Kenapa MU-X Gagal Melanjutkan Kesuksesan Isuzu Panther?

- Isuzu Panther legendaris di Indonesia, irit dan mudah perawatan
- MU-X tidak sukses karena bermain di segmen yang berbeda, harga lebih tinggi
- MU-X sulit bersaing dengan Fortuner dan Pajero Sport, minim promosi dan purna jual
Isuzu Panther pernah menjadi mobil legendaris di Indonesia. Dikenal tangguh, irit solar, dan perawatannya mudah, Panther sangat dicintai oleh keluarga besar dan pelaku usaha kecil.
Namun, ketika Isuzu memutuskan untuk menghentikan produksi Panther dan menggantikannya dengan MU-X, ekspektasi publik tinggi. Sayangnya, MU-X belum mampu meneruskan jejak kesuksesan Panther. Kenapa hal ini bisa terjadi?
1. Perbedaan segmen dan harga yang jomplang

Salah satu alasan utama MU-X tidak bisa mengulang kesuksesan Panther adalah karena keduanya bermain di segmen yang sangat berbeda. Panther berada di segmen MPV menengah yang menyasar keluarga besar, pengusaha kecil, dan pengguna yang membutuhkan kendaraan serba guna dengan harga terjangkau. Harga Panther saat terakhir diproduksi masih di bawah Rp300 juta.
Sementara itu, MU-X masuk ke segmen SUV ladder frame yang jauh lebih premium. Harganya ketika masuk ke Indonesia berada di kisaran Rp500 juta ke atas, bahkan mendekati Rp 600 juta untuk varian tertinggi. Hal ini otomatis memutus koneksi emosional dan logis antara pengguna lama Panther dan MU-X. Target pasarnya pun bergeser dari kalangan menengah ke atas, yang lebih mempertimbangkan kenyamanan dan fitur modern dibanding kepraktisan ala Panther.
2. Kurangnya diferensiasi dan minimnya popularitas merek

MU-X bersaing di segmen yang sangat ketat.
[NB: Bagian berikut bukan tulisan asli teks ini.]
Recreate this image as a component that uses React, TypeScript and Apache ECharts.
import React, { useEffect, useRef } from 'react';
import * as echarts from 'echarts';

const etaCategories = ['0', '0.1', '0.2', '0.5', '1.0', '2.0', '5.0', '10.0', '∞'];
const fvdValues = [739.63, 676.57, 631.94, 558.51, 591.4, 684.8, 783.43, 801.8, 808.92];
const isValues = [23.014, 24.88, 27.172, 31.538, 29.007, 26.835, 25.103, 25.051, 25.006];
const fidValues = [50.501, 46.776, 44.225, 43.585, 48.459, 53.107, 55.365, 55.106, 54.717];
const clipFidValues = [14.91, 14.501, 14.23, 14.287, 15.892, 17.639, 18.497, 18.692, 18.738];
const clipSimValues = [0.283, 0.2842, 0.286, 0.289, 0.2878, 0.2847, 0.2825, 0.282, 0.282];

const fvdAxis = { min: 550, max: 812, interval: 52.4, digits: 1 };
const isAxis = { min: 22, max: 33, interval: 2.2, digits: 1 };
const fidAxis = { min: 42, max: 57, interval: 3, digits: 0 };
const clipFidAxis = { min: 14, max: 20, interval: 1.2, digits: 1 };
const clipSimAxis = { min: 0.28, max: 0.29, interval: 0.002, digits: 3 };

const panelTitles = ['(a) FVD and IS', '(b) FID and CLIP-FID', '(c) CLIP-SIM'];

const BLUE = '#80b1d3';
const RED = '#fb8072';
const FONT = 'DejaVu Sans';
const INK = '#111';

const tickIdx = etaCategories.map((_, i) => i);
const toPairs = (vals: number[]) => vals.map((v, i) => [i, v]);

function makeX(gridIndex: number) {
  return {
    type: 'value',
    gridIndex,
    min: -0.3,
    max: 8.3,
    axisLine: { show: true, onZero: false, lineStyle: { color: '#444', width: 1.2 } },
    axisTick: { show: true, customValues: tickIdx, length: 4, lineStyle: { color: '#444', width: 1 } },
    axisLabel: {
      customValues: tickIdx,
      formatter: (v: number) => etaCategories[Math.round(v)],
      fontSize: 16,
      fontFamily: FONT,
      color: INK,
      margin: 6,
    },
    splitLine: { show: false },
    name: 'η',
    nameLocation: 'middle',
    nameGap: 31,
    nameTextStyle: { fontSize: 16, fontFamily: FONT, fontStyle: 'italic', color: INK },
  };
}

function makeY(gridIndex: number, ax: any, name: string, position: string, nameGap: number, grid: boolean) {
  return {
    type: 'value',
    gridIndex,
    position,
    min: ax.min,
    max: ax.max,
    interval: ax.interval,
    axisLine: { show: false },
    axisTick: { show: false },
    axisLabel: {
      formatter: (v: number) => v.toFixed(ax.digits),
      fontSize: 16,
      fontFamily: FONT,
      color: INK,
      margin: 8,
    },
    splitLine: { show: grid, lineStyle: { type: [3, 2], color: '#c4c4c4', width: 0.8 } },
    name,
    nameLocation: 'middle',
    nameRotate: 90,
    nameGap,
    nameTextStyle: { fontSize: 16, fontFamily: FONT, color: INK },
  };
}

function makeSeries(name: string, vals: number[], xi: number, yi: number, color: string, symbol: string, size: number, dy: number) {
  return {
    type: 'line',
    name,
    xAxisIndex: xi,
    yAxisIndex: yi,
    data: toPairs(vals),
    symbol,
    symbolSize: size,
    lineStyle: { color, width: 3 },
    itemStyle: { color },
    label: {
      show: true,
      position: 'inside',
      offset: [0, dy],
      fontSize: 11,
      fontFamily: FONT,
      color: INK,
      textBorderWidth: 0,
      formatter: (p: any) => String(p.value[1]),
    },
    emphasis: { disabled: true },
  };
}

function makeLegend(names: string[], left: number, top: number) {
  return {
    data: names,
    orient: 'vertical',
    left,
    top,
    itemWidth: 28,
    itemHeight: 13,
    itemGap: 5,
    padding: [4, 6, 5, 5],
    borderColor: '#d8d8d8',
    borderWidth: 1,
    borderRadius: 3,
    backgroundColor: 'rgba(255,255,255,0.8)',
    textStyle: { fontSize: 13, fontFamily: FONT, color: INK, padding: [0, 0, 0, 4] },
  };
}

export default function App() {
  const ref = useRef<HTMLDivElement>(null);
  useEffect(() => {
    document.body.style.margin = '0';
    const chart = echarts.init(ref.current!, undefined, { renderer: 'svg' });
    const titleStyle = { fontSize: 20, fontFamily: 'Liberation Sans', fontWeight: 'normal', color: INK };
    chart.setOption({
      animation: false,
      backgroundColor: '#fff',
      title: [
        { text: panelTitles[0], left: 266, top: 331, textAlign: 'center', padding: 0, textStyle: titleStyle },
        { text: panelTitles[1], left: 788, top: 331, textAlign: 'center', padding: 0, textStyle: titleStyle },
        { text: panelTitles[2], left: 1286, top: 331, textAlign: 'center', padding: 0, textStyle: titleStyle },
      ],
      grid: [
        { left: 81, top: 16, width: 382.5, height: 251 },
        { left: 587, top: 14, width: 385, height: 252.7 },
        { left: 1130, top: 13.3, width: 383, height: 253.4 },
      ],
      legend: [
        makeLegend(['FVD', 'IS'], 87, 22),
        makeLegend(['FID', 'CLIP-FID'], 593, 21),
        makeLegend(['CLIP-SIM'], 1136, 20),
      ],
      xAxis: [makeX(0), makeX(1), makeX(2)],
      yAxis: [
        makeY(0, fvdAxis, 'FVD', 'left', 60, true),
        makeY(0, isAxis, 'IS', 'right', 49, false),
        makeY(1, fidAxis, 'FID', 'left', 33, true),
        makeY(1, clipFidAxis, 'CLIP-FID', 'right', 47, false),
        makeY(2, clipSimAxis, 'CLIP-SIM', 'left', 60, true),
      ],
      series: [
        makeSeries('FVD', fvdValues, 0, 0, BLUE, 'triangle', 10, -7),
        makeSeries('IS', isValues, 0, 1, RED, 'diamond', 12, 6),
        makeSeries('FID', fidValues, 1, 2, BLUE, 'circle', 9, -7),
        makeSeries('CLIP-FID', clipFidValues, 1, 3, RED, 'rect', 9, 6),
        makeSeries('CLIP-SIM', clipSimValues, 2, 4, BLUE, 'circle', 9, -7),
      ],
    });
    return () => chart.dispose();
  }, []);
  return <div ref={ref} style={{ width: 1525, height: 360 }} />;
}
Di kelas SUV ladder frame, MU-X harus berhadapan langsung dengan Toyota Fortuner dan Mitsubishi Pajero Sport yang sudah menguasai pasar. Meski secara performa dan fitur MU-X cukup kompetitif, yakni 1.9L diesel turbo yang efisien serta fitur keselamatan lengkap, namun popularitas Isuzu di luar kendaraan niaga tergolong lemah.
Konsumen di segmen SUV premium lebih percaya pada merek dengan citra kuat di dunia passenger car, seperti Toyota dan Mitsubishi. Isuzu, meskipun unggul di truk dan kendaraan komersial, tidak berhasil membangun citra kuat di segmen mobil keluarga atau SUV modern. Alhasil, MU-X kurang dilirik karena dianggap “kurang prestise” dibanding rival-rivalnya.
3. Minimnya promosi dan jaringan

Faktor lain yang turut membuat MU-X sulit berkembang adalah minimnya promosi dan pendekatan pemasaran yang tepat. Isuzu di Indonesia lebih dikenal sebagai pemain utama kendaraan komersial. Diler-dilernya lebih banyak berfokus pada penjualan truk dan pickup seperti Elf dan Traga. Hal ini membuat MU-X tidak mendapatkan spotlight yang cukup sebagai mobil keluarga modern.
Selain itu, layanan purna jual untuk passenger car Isuzu tidak sekuat kompetitor. Konsumen SUV di segmen atas sangat mempertimbangkan kemudahan servis, ketersediaan suku cadang, dan kualitas jaringan bengkel. Dengan fokus utama pada kendaraan komersial, MU-X jadi kalah pamor dan kurang meyakinkan di mata calon pembeli keluarga atau eksekutif muda.